(DATASET ROWS):

········

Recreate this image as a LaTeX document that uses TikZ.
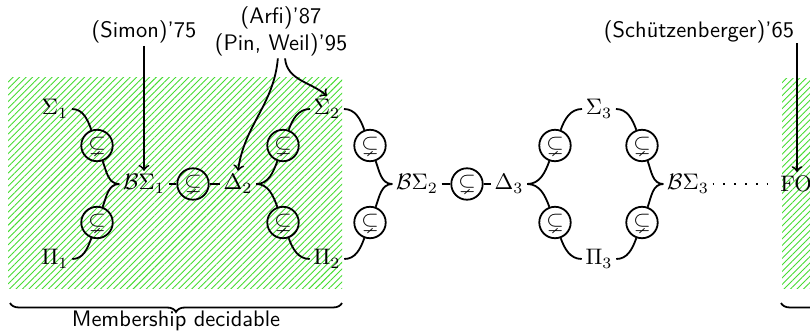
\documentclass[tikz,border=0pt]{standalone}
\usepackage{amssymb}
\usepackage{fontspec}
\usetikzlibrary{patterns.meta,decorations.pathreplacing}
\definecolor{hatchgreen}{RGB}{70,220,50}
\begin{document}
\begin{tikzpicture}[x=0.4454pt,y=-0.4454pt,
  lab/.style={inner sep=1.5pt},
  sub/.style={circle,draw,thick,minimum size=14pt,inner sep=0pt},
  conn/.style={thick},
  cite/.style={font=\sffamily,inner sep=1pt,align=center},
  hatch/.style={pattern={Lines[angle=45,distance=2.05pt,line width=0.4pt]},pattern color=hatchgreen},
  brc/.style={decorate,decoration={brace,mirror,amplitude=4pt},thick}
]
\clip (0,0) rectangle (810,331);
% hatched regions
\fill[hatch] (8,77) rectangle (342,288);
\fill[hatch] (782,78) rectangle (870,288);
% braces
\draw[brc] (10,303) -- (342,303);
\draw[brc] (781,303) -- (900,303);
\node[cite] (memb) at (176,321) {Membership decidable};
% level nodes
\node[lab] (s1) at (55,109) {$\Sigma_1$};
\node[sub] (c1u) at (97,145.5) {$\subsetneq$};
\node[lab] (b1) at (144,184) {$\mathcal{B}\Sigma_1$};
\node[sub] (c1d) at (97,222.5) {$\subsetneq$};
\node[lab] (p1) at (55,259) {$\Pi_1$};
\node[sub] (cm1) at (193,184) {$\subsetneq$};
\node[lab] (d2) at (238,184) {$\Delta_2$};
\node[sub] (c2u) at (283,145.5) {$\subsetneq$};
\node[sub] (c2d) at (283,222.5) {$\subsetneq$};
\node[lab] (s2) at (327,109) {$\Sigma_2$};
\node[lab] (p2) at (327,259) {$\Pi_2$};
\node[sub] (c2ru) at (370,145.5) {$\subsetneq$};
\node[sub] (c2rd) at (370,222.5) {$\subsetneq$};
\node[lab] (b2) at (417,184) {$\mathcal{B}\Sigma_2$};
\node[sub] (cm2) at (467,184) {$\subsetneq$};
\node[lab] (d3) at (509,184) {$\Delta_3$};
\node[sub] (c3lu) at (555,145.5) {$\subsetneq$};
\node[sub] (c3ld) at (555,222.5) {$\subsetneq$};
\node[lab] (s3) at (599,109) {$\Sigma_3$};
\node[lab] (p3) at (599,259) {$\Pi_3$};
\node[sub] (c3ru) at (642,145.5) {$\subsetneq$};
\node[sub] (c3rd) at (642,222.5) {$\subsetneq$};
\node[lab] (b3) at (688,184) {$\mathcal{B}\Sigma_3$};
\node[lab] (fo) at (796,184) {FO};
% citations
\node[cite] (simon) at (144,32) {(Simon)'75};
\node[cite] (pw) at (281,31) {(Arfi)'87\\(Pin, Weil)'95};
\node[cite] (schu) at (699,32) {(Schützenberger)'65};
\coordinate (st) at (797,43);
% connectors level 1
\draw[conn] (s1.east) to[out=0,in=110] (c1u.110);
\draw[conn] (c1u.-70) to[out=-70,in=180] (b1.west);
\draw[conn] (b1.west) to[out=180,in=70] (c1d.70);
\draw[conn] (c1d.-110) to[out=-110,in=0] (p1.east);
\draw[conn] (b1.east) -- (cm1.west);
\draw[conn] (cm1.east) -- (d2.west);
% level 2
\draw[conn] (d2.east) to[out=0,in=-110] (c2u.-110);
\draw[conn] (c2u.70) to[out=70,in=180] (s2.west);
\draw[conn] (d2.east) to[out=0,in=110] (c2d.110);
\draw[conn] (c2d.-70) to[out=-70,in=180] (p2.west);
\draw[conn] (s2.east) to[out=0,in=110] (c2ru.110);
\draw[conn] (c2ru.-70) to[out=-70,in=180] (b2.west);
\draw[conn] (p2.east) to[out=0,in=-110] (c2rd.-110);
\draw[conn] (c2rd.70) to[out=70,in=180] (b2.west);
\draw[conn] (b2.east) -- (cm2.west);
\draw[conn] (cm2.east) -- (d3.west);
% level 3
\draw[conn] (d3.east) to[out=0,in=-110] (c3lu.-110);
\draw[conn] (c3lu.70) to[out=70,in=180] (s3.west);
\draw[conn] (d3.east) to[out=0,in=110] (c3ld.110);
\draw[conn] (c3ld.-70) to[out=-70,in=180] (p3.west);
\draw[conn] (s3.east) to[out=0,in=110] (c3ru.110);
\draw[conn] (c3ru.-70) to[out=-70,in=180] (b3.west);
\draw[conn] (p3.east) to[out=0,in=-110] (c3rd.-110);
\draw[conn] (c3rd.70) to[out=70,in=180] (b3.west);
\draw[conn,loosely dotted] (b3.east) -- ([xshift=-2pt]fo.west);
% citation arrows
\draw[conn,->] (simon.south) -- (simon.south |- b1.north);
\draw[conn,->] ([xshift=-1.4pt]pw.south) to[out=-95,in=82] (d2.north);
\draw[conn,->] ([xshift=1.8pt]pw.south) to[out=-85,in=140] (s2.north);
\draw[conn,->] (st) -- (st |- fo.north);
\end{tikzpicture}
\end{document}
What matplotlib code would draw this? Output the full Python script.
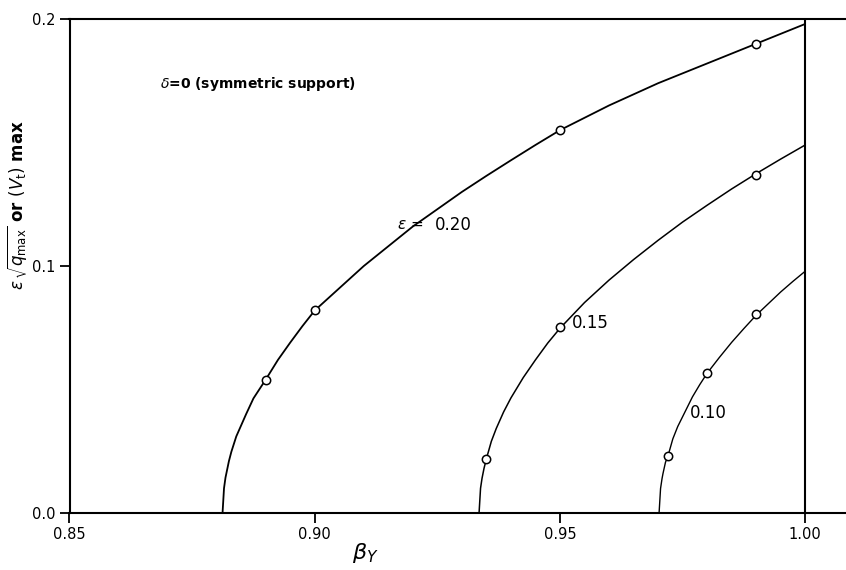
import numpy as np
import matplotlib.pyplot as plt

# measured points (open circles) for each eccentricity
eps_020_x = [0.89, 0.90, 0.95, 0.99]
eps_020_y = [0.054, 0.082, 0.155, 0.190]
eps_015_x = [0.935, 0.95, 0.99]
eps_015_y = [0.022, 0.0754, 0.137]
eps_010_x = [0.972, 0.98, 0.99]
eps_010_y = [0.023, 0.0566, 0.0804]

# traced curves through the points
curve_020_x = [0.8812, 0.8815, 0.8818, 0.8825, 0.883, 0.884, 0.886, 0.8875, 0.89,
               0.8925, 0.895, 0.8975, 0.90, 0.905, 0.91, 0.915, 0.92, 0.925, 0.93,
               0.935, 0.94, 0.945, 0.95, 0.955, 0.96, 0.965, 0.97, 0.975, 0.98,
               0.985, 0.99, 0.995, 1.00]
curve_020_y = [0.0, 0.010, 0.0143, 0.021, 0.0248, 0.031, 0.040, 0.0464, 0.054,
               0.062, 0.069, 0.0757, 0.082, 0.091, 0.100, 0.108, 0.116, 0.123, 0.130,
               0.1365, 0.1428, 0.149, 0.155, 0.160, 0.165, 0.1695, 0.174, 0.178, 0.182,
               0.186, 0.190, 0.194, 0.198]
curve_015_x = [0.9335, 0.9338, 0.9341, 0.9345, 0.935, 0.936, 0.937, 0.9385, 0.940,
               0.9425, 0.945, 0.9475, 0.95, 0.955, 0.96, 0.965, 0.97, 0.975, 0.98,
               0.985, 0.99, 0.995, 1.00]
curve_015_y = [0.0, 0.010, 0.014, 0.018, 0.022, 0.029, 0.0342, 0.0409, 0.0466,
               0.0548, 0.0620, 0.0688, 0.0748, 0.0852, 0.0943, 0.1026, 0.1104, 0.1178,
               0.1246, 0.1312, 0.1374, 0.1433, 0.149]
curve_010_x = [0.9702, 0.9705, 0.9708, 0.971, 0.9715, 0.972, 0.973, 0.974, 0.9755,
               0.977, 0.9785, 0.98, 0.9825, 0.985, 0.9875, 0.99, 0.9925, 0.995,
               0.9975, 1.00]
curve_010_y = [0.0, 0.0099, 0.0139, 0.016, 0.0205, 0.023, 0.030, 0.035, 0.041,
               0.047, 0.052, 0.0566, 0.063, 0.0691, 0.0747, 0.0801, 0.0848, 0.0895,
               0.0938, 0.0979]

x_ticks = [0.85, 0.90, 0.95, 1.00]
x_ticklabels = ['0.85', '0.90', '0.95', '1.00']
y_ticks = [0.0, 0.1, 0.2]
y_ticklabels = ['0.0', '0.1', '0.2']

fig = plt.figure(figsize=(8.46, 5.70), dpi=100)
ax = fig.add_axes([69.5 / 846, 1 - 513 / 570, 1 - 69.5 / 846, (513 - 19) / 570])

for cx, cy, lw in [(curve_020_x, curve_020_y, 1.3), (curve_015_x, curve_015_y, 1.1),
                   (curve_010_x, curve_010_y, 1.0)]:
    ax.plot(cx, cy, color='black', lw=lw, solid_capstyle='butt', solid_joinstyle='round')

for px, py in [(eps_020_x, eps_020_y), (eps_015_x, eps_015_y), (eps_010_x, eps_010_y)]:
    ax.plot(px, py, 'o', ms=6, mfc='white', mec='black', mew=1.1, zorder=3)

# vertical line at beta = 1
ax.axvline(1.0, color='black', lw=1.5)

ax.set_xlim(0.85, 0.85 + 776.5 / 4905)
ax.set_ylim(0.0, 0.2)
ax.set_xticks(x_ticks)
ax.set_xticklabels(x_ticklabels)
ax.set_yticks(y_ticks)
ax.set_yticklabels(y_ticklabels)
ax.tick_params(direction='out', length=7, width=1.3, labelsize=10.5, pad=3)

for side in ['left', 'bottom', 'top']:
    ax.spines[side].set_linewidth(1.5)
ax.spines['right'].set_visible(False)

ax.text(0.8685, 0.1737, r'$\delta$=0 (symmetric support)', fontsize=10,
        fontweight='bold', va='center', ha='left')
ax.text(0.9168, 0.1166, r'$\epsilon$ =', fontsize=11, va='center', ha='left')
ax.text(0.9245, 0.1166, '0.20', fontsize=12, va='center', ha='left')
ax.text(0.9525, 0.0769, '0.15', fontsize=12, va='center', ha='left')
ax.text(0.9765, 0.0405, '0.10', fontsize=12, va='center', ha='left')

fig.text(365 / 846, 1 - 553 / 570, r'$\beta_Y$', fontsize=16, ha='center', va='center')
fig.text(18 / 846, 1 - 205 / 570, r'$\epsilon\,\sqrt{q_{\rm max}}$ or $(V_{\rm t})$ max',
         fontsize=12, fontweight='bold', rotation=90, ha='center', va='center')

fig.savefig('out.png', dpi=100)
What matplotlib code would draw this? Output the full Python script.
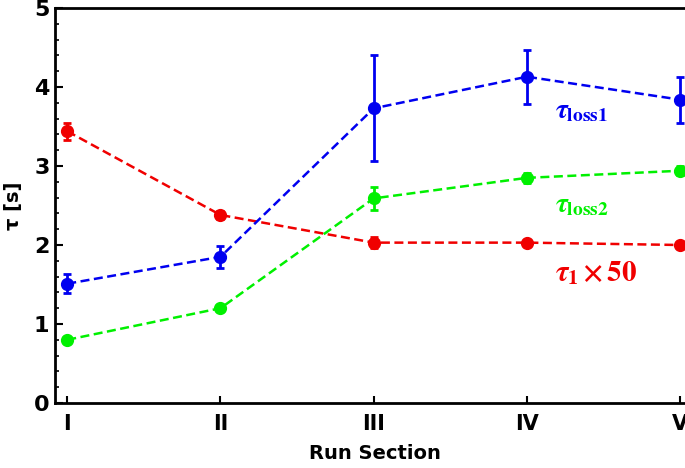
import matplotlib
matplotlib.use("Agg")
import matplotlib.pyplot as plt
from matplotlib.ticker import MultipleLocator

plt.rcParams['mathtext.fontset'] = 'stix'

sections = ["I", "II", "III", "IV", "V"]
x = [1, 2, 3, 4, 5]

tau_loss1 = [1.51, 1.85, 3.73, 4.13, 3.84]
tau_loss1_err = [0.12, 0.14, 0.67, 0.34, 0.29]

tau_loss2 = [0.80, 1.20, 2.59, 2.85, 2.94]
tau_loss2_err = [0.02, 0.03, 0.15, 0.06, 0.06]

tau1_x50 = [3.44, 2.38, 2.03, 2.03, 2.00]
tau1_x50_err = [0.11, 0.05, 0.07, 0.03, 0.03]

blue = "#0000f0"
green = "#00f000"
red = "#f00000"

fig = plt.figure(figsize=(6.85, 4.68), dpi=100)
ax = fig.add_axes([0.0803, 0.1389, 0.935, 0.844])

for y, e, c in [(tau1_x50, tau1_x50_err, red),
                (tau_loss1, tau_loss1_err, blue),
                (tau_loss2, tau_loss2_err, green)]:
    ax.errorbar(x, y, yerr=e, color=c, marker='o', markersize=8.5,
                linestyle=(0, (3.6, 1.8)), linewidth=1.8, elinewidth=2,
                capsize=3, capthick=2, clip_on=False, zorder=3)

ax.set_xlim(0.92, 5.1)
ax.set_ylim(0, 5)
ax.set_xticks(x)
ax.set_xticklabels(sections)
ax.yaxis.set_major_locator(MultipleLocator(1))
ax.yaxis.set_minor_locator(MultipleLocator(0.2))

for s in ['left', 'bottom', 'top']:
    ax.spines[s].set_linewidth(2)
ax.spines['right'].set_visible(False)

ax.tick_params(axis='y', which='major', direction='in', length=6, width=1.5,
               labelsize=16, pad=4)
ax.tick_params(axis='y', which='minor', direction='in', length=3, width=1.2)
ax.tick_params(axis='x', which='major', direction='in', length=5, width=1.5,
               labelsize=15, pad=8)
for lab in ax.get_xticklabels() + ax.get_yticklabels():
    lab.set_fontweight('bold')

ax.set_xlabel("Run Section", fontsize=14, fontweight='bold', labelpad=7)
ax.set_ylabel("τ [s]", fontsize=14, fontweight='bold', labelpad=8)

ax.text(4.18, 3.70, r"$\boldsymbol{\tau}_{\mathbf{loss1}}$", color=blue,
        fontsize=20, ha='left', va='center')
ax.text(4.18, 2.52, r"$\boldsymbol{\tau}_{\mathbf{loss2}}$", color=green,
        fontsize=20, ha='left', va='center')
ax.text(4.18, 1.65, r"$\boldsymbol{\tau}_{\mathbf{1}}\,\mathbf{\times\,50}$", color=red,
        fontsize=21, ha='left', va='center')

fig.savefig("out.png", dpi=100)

········

(SET PROBLEM): Out of the material above, gather each line where "matplotlib" appears.

(TASK RESPONSE):
What matplotlib code would draw this? Output the full Python script.
import matplotlib.pyplot as plt
What matplotlib code would draw this? Output the full Python script.
import matplotlib
matplotlib.use("Agg")
import matplotlib.pyplot as plt
from matplotlib.ticker import MultipleLocator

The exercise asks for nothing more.